An even shorter introduction to intelligence

I recommend Ian Deary’s Intelligence: A Very Short Introduction. I am going to buy more books in this Oxford series. We at Marginal Revolution aim to provide value for attention, however, so here is an even shorter introduction.

1) Almost all measures of intelligence correlate with one another and quite a few measures of different aspects of intelligence are highly correlated. It is thus meaningful to talk about general intelligence, g. Howard Gardner’s work on “multiple intelligences” is on the fringes of scientific psychology.
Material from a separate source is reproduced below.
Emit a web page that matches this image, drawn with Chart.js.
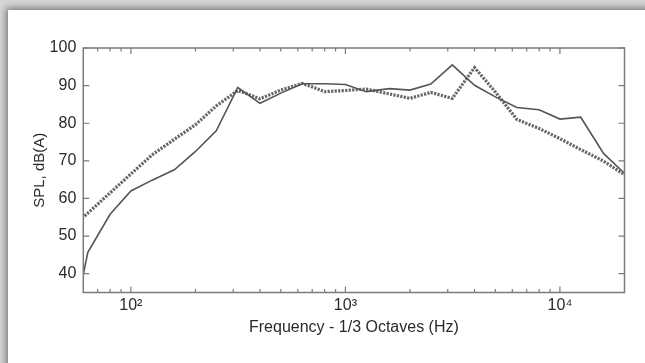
<!DOCTYPE html>
<html>
<head>
<meta charset="utf-8">
<script src="https://cdn.jsdelivr.net/npm/chart.js@4"></script>
<style>
  html, body { margin:0; padding:0; }
  body { width:645px; height:363px; background:#d6d6d6; position:relative; overflow:hidden; }
  #panel { position:absolute; left:8px; top:10px; width:660px; height:380px; background:#ffffff;
           box-shadow: -1px -1px 7px 1px rgba(0,0,0,0.45); }
  #wrap { position:absolute; left:0; top:0; width:645px; height:363px; }
</style>
</head>
<body>
<div id="panel"></div>
<div id="wrap"><canvas id="c" width="645" height="363"></canvas></div>
<script>
// 1/3-octave band centre frequencies (Hz)
const freqs = [50, 63, 80, 100, 125, 160, 200, 250, 315, 400, 500, 630, 800, 1000, 1250, 1600, 2000, 2500, 3150, 4000, 5000, 6300, 8000, 10000, 12500, 16000, 20000];
// Solid series, dB(A)
const solidSPL = [18, 45.7, 55.8, 62.0, 64.8, 67.7, 72.5, 78.0, 89.5, 85.3, 88.0, 90.5, 90.5, 90.3, 88.4, 89.2, 88.8, 90.4, 95.5, 90.1, 87.0, 84.2, 83.6, 81.1, 81.6, 71.9, 66.7];
// Dotted series, dB(A)
const dottedSPL = [51, 56.1, 61.5, 66.5, 71.5, 75.8, 79.6, 84.6, 88.7, 86.5, 88.8, 90.6, 88.4, 88.7, 89.1, 87.8, 86.6, 88.2, 86.6, 94.8, 88.3, 81.0, 78.6, 75.9, 73.0, 69.9, 66.3];
// Axis ticks
const xMajorTicks = [100, 1000, 10000];
const xTickLabels = ['10\u00B2', '10\u00B3', '10\u2074'];
const xMinorTicks = [70, 80, 90, 200, 300, 400, 500, 600, 700, 800, 900, 2000, 3000, 4000, 5000, 6000, 7000, 8000, 9000];
const yTicks = [40, 50, 60, 70, 80, 90, 100];

const FRAME = '#7a7a7a';
const TEXT = '#2a2a2a';
const FONT = "'Liberation Sans', Arial, Helvetica, sans-serif";

const framePlugin = {
  id: 'frameTicks',
  afterDraw(chart) {
    const {ctx, chartArea: a, scales: {x, y}} = chart;
    ctx.save();
    ctx.strokeStyle = FRAME;
    ctx.lineWidth = 1.5;
    ctx.strokeRect(a.left, a.top, a.right - a.left, a.bottom - a.top);
    ctx.lineWidth = 1.2;
    ctx.beginPath();
    const xt = (v, len) => {
      const px = x.getPixelForValue(v);
      ctx.moveTo(px, a.bottom); ctx.lineTo(px, a.bottom - len);
      ctx.moveTo(px, a.top); ctx.lineTo(px, a.top + len);
    };
    xMajorTicks.forEach(v => xt(v, 6));
    xMinorTicks.forEach(v => xt(v, 3.5));
    yTicks.forEach(v => {
      const py = y.getPixelForValue(v);
      ctx.moveTo(a.left, py); ctx.lineTo(a.left + 6, py);
      ctx.moveTo(a.right, py); ctx.lineTo(a.right - 6, py);
    });
    ctx.stroke();
    ctx.restore();
  }
};

new Chart(document.getElementById('c'), {
  type: 'line',
  data: {
    datasets: [
      {
        label: 'Solid',
        data: freqs.map((f, i) => ({x: f, y: solidSPL[i]})),
        borderColor: '#555555',
        borderWidth: 1.6,
        pointRadius: 0,
        tension: 0,
        fill: false
      },
      {
        label: 'Dotted',
        data: freqs.map((f, i) => ({x: f, y: dottedSPL[i]})),
        borderColor: '#666666',
        borderWidth: 3.2,
        borderDash: [2.2, 1.3],
        borderCapStyle: 'butt',
        pointRadius: 0,
        tension: 0,
        fill: false
      }
    ]
  },
  options: {
    responsive: false,
    animation: false,
    devicePixelRatio: 1,
    layout: { padding: { left: 0, top: 48, right: 20.5, bottom: 0 } },
    plugins: { legend: { display: false }, tooltip: { enabled: false } },
    scales: {
      x: {
        type: 'logarithmic',
        min: 60,
        max: 20000,
        grid: { display: false, drawTicks: false },
        border: { display: false },
        afterBuildTicks: s => { s.ticks = xMajorTicks.map(v => ({value: v, major: true})); },
        afterFit: s => { s.height = 70.5; },
        ticks: {
          autoSkip: false, maxRotation: 0, padding: 3,
          color: TEXT, font: { family: FONT, size: 16 },
          callback: (v) => { const i = xMajorTicks.indexOf(v); return i >= 0 ? xTickLabels[i] : ''; }
        },
        title: {
          display: true, text: 'Frequency - 1/3 Octaves (Hz)', color: TEXT,
          font: { family: FONT, size: 16 }, padding: { top: 4, bottom: 26 }
        }
      },
      y: {
        min: 35,
        max: 100,
        grid: { display: false, drawTicks: false },
        border: { display: false },
        afterBuildTicks: s => { s.ticks = yTicks.map(v => ({value: v})); },
        afterFit: s => { s.width = 83.3; },
        ticks: {
          autoSkip: false, padding: 7,
          color: TEXT, font: { family: FONT, size: 16 }
        },
        title: {
          display: true, text: 'SPL, dB(A)', color: TEXT,
          font: { family: FONT, size: 15 }, padding: { top: 31, bottom: 0 }
        }
      }
    }
  },
  plugins: [framePlugin]
});
</script>
</body>
</html>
2) Intelligence rankings are stable with age but fluid intelligence, meaning something like pure reasoning power, as opposed to crystalized intelligence peaks in the 20-30s and then declines with age.

3) Connecting IQ scores to brain morphology and activity is still in its infancy but there are modest, but well established, correlations between brain size and IQ (psychometric intelligence) and measures of reaction time (which plausibly measure brain speed) and IQ.

4) Intelligence is in large part genetic and that which is due to environment is primarily not due to the obvious possibilities such as family upbringing.

5) Intelligence matters for work performance and education. IQ is a better forecaster of work performance than just about any other test short of a trial run on the actual work to be performed.

6) IQ has been rising, the Flynn effect. No one knows why.

7) None of the above points are controversial among intelligence researchers.

Aside from Dreary’s book another useful introduction to intelligence research is the authoritative consensus report from the American Psychological Assocation, Intelligence: Knowns and Unknowns, summary here.